Brett Borders, the author of this small piece, admits that thinking of Jesus in the same category with other things that are marketed does create a serious cognitive dissonance-- but only for those who do not know Jesus. His argument is that media marketing saturation is simply a fact of life in the West these days, and so a failure to participate in it or participating in it poorly (by manipulative or shoddy means, for example) represents a fundamental failure to communicate the very gospel we claim to be the most important message in human history.

So he advises at the close of his article:

"Let’s not get hung up on the concept of Jesus as a commodity. Instead, let’s embrace it so we can leverage the craft of good advertising in order to make sure our message is the one people hear. Not one of the 3,000 that gets shut out.
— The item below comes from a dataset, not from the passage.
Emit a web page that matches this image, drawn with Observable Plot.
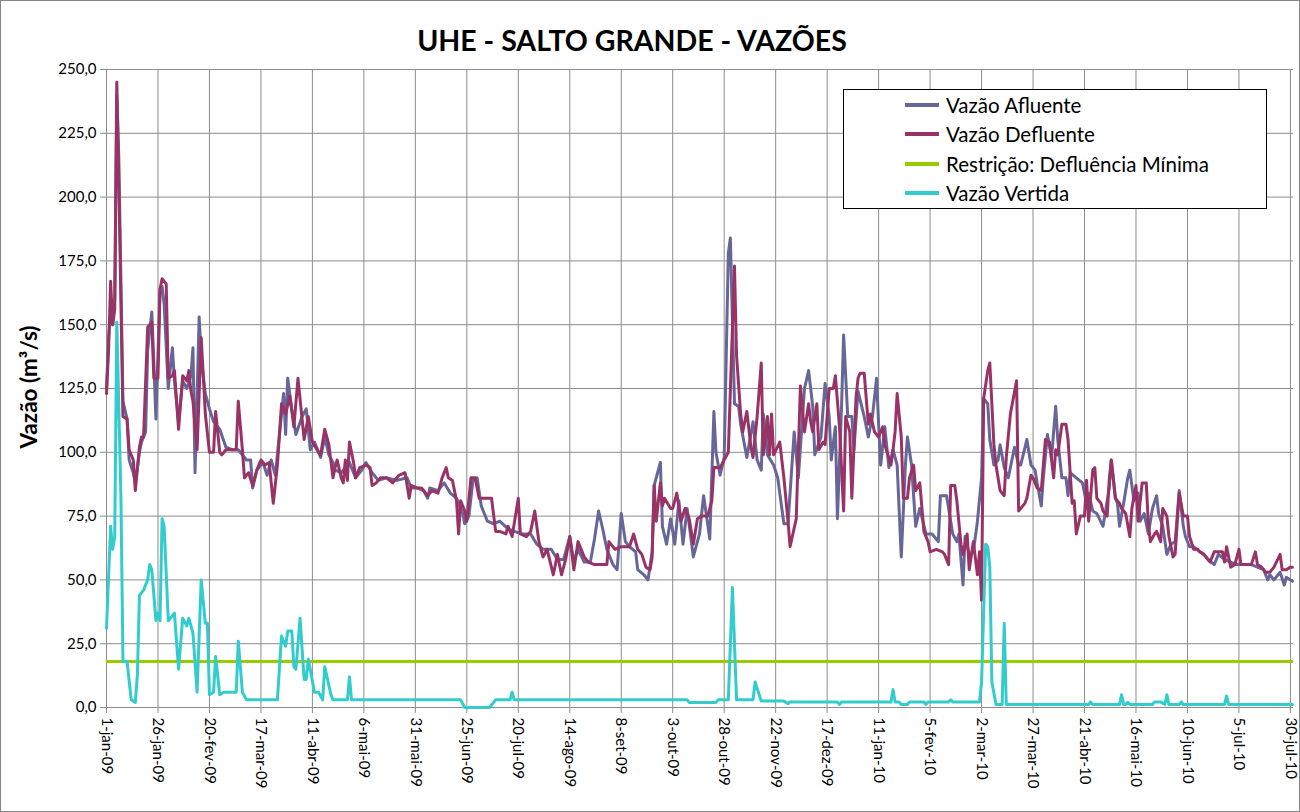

Our product is way too important to let that happen."

Martin Buber might agree, in part. After all, if one has never actually encountered Jesus, the most that can be expected is precisely an I-It relationship, the basic descriptor of a relationship of an individual to a commodity that one uses or knows something about, not a person one knows and actually interacts with.

The Little Prince in Antoine de Saint-Exupéry's novelette of the same title learns as much from a fox in a wheat field one day-- that until one actually tames the other, the fox is just like a hundred thousand other foxes and the boy just like a hundred thousand other boys. Something has to happen to move this from an I-It relationship where nothing is actually exchanged to an I-You relationship where both can be changed forever.

But that "something" that has to happen is just where marketing Jesus is bound to fail. The fox reminds The Little Prince that taming takes time, consistency and presence. Marketing can at best achieve the first two of these-- delivering a consistent message over time. Repeat the same message over time enough times and in enough ways and places, and the very repetition and echo-effect will lend it credibility.

But marketing cannot replicate what matters most-- actually being physically present to and for the other. It is presence offered consistently over time that ultimately makes possible an actual I-You relationship. It is presence, more than message, that can actually lead to the transformation of life.

Marketing, then, can only get one as far as creating the possibility for a stronger I-It relationship. Even marketing an I-You relationship with Jesus turns that very thing into an I-It project. But no matter how strong the I-It becomes, it can never become I-You. I-You can (and sometimes needs!) to revert to I-It for all sorts of reasons, but I-It cannot, of itself, convert to I-You.

So, ironically, marketing Jesus would be a terrific strategy for us if we were actually atheists about him-- that is, if in fact we believed it were not possible or even desirable to form an I-You relationship with him.

This may be why the best communication of presence we can offer is what he himself offers-- flesh and blood. His-- at a table we share weekly in worship. And ours-- at every table and all the places in between them where we live out the real thing, the I-You with him, and with our neighbors as ourselves.

What do you think? Even more-- what do you do to be part of Christ's taming of the world, renaming us all "You" to his eternal "I."